EXERCISE OBJECTIVE – Give the listing again exactly, omitting its images.

COLLECTED MATERIAL –
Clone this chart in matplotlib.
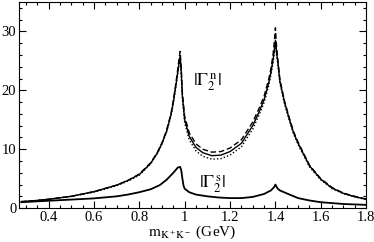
"""|Gamma_2| form factors vs m_KK"""
import matplotlib
matplotlib.use('Agg')
import matplotlib.pyplot as plt
from matplotlib.ticker import MultipleLocator

plt.rcParams['font.family'] = 'Liberation Serif'
plt.rcParams['mathtext.fontset'] = 'stix'

# |Gamma_2^n| : three variants (solid, dashed, dotted)
x_n = [0.28, 0.35, 0.40, 0.50, 0.60, 0.70, 0.75, 0.80, 0.85, 0.88, 0.90, 0.92,
       0.94, 0.95, 0.96, 0.97, 0.975, 0.98, 0.985, 0.99, 1.00, 1.02, 1.05, 1.08,
       1.12, 1.16, 1.20, 1.25, 1.30, 1.33, 1.35, 1.37, 1.38, 1.39, 1.395, 1.40,
       1.405, 1.41, 1.42, 1.44, 1.46, 1.48, 1.50, 1.55, 1.60, 1.65, 1.70, 1.75, 1.80]
gn_solid = [1.1, 1.3, 1.5, 2.0, 2.8, 3.9, 4.7, 5.7, 7.6, 9.4, 11.0, 13.0,
            15.9, 18.0, 20.5, 23.2, 24.6, 25.8, 23.0, 19.0, 15.0, 12.2, 10.3, 9.4,
            8.9, 9.0, 9.6, 11.0, 14.0, 16.5, 18.4, 21.2, 23.0, 25.3, 26.8, 28.5,
            26.5, 25.0, 21.5, 18.0, 15.3, 12.8, 11.0, 7.2, 4.9, 3.4, 2.5, 1.95, 1.5]
gn_dash = [1.1, 1.3, 1.5, 2.0, 2.8, 3.9, 4.7, 5.8, 7.7, 9.5, 11.1, 13.2,
           16.1, 18.3, 20.9, 23.7, 25.3, 26.6, 23.8, 19.6, 15.6, 12.8, 10.9, 10.0,
           9.5, 9.6, 10.2, 11.6, 14.6, 17.1, 19.0, 21.8, 23.6, 26.2, 28.2, 30.6,
           27.5, 25.5, 21.8, 18.2, 15.5, 13.0, 11.2, 7.3, 5.0, 3.5, 2.55, 2.0, 1.55]
gn_dot = [1.1, 1.3, 1.5, 2.0, 2.7, 3.8, 4.6, 5.6, 7.5, 9.3, 10.9, 12.9,
          15.7, 17.8, 20.3, 23.0, 24.4, 25.5, 22.6, 18.5, 14.5, 11.6, 9.7, 8.8,
          8.3, 8.4, 9.0, 10.4, 13.4, 16.0, 17.9, 20.7, 22.6, 24.8, 26.3, 28.0,
          26.0, 24.6, 21.2, 17.7, 15.0, 12.6, 10.8, 7.0, 4.8, 3.3, 2.45, 1.9, 1.45]

# |Gamma_2^s|
x_s = [0.28, 0.35, 0.40, 0.50, 0.60, 0.70, 0.75, 0.80, 0.85, 0.89, 0.92, 0.95,
       0.97, 0.98, 0.985, 0.99, 0.995, 1.00, 1.02, 1.05, 1.10, 1.15, 1.20, 1.25,
       1.30, 1.35, 1.38, 1.395, 1.40, 1.41, 1.42, 1.45, 1.50, 1.55, 1.60, 1.70, 1.80]
gs = [1.0, 1.15, 1.25, 1.45, 1.65, 2.0, 2.3, 2.7, 3.2, 3.9, 4.8, 6.0,
      6.9, 7.0, 6.4, 5.0, 3.8, 3.3, 2.7, 2.3, 2.0, 1.8, 1.7, 1.7,
      1.9, 2.4, 3.0, 3.6, 4.0, 3.3, 3.0, 2.5, 1.7, 1.3, 1.0, 0.7, 0.55]

fig = plt.figure(figsize=(3.74, 2.42), dpi=100)
ax = fig.add_axes([0.051, 0.14, 0.928, 0.852])

ax.plot(x_n, gn_solid, color='black', lw=1.0)
ax.plot(x_n, gn_dash, color='black', lw=1.0, ls=(0, (4, 2)))
ax.plot(x_n, gn_dot, color='black', lw=1.0, ls=(0, (1, 1.5)))
ax.plot(x_s, gs, color='black', lw=1.3)

ax.text(1.10, 21.3, r'$|\Gamma_2^{\;\mathrm{n}}|$', fontsize=13, ha='center', va='center')
ax.text(1.125, 4.1, r'$|\Gamma_2^{\;\mathrm{s}}|$', fontsize=13, ha='center', va='center')

ax.set_xlim(0.27, 1.8)
ax.set_ylim(0, 35)
ax.xaxis.set_major_locator(MultipleLocator(0.2))
ax.xaxis.set_minor_locator(MultipleLocator(0.05))
ax.yaxis.set_major_locator(MultipleLocator(10))
ax.yaxis.set_minor_locator(MultipleLocator(2))
ax.set_xticks([0.4, 0.6, 0.8, 1.0, 1.2, 1.4, 1.6, 1.8])
ax.set_xticklabels(['0.4', '0.6', '0.8', '1', '1.2', '1.4', '1.6', '1.8'])
ax.tick_params(which='both', direction='in', top=True, right=True, labelsize=10.5, pad=2)
ax.tick_params(which='major', length=5, width=0.8)
ax.tick_params(which='minor', length=2.5, width=0.8)
for s in ax.spines.values():
    s.set_linewidth(0.8)

ax.set_xlabel(r'$\mathrm{m_{K^+K^-}}$ (GeV)', fontsize=11, labelpad=0)

plt.savefig('out.png', dpi=100)
plt.close()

EXERCISE SOLUTION –
Clone this chart in matplotlib.
"""|Gamma_2| form factors vs m_KK"""
import matplotlib
matplotlib.use('Agg')
import matplotlib.pyplot as plt
from matplotlib.ticker import MultipleLocator

plt.rcParams['font.family'] = 'Liberation Serif'
plt.rcParams['mathtext.fontset'] = 'stix'

# |Gamma_2^n| : three variants (solid, dashed, dotted)
x_n = [0.28, 0.35, 0.40, 0.50, 0.60, 0.70, 0.75, 0.80, 0.85, 0.88, 0.90, 0.92,
       0.94, 0.95, 0.96, 0.97, 0.975, 0.98, 0.985, 0.99, 1.00, 1.02, 1.05, 1.08,
       1.12, 1.16, 1.20, 1.25, 1.30, 1.33, 1.35, 1.37, 1.38, 1.39, 1.395, 1.40,
       1.405, 1.41, 1.42, 1.44, 1.46, 1.48, 1.50, 1.55, 1.60, 1.65, 1.70, 1.75, 1.80]
gn_solid = [1.1, 1.3, 1.5, 2.0, 2.8, 3.9, 4.7, 5.7, 7.6, 9.4, 11.0, 13.0,
            15.9, 18.0, 20.5, 23.2, 24.6, 25.8, 23.0, 19.0, 15.0, 12.2, 10.3, 9.4,
            8.9, 9.0, 9.6, 11.0, 14.0, 16.5, 18.4, 21.2, 23.0, 25.3, 26.8, 28.5,
            26.5, 25.0, 21.5, 18.0, 15.3, 12.8, 11.0, 7.2, 4.9, 3.4, 2.5, 1.95, 1.5]
gn_dash = [1.1, 1.3, 1.5, 2.0, 2.8, 3.9, 4.7, 5.8, 7.7, 9.5, 11.1, 13.2,
           16.1, 18.3, 20.9, 23.7, 25.3, 26.6, 23.8, 19.6, 15.6, 12.8, 10.9, 10.0,
           9.5, 9.6, 10.2, 11.6, 14.6, 17.1, 19.0, 21.8, 23.6, 26.2, 28.2, 30.6,
           27.5, 25.5, 21.8, 18.2, 15.5, 13.0, 11.2, 7.3, 5.0, 3.5, 2.55, 2.0, 1.55]
gn_dot = [1.1, 1.3, 1.5, 2.0, 2.7, 3.8, 4.6, 5.6, 7.5, 9.3, 10.9, 12.9,
          15.7, 17.8, 20.3, 23.0, 24.4, 25.5, 22.6, 18.5, 14.5, 11.6, 9.7, 8.8,
          8.3, 8.4, 9.0, 10.4, 13.4, 16.0, 17.9, 20.7, 22.6, 24.8, 26.3, 28.0,
          26.0, 24.6, 21.2, 17.7, 15.0, 12.6, 10.8, 7.0, 4.8, 3.3, 2.45, 1.9, 1.45]

# |Gamma_2^s|
x_s = [0.28, 0.35, 0.40, 0.50, 0.60, 0.70, 0.75, 0.80, 0.85, 0.89, 0.92, 0.95,
       0.97, 0.98, 0.985, 0.99, 0.995, 1.00, 1.02, 1.05, 1.10, 1.15, 1.20, 1.25,
       1.30, 1.35, 1.38, 1.395, 1.40, 1.41, 1.42, 1.45, 1.50, 1.55, 1.60, 1.70, 1.80]
gs = [1.0, 1.15, 1.25, 1.45, 1.65, 2.0, 2.3, 2.7, 3.2, 3.9, 4.8, 6.0,
      6.9, 7.0, 6.4, 5.0, 3.8, 3.3, 2.7, 2.3, 2.0, 1.8, 1.7, 1.7,
      1.9, 2.4, 3.0, 3.6, 4.0, 3.3, 3.0, 2.5, 1.7, 1.3, 1.0, 0.7, 0.55]

fig = plt.figure(figsize=(3.74, 2.42), dpi=100)
ax = fig.add_axes([0.051, 0.14, 0.928, 0.852])

ax.plot(x_n, gn_solid, color='black', lw=1.0)
ax.plot(x_n, gn_dash, color='black', lw=1.0, ls=(0, (4, 2)))
ax.plot(x_n, gn_dot, color='black', lw=1.0, ls=(0, (1, 1.5)))
ax.plot(x_s, gs, color='black', lw=1.3)

ax.text(1.10, 21.3, r'$|\Gamma_2^{\;\mathrm{n}}|$', fontsize=13, ha='center', va='center')
ax.text(1.125, 4.1, r'$|\Gamma_2^{\;\mathrm{s}}|$', fontsize=13, ha='center', va='center')

ax.set_xlim(0.27, 1.8)
ax.set_ylim(0, 35)
ax.xaxis.set_major_locator(MultipleLocator(0.2))
ax.xaxis.set_minor_locator(MultipleLocator(0.05))
ax.yaxis.set_major_locator(MultipleLocator(10))
ax.yaxis.set_minor_locator(MultipleLocator(2))
ax.set_xticks([0.4, 0.6, 0.8, 1.0, 1.2, 1.4, 1.6, 1.8])
ax.set_xticklabels(['0.4', '0.6', '0.8', '1', '1.2', '1.4', '1.6', '1.8'])
ax.tick_params(which='both', direction='in', top=True, right=True, labelsize=10.5, pad=2)
ax.tick_params(which='major', length=5, width=0.8)
ax.tick_params(which='minor', length=2.5, width=0.8)
for s in ax.spines.values():
    s.set_linewidth(0.8)

ax.set_xlabel(r'$\mathrm{m_{K^+K^-}}$ (GeV)', fontsize=11, labelpad=0)

plt.savefig('out.png', dpi=100)
plt.close()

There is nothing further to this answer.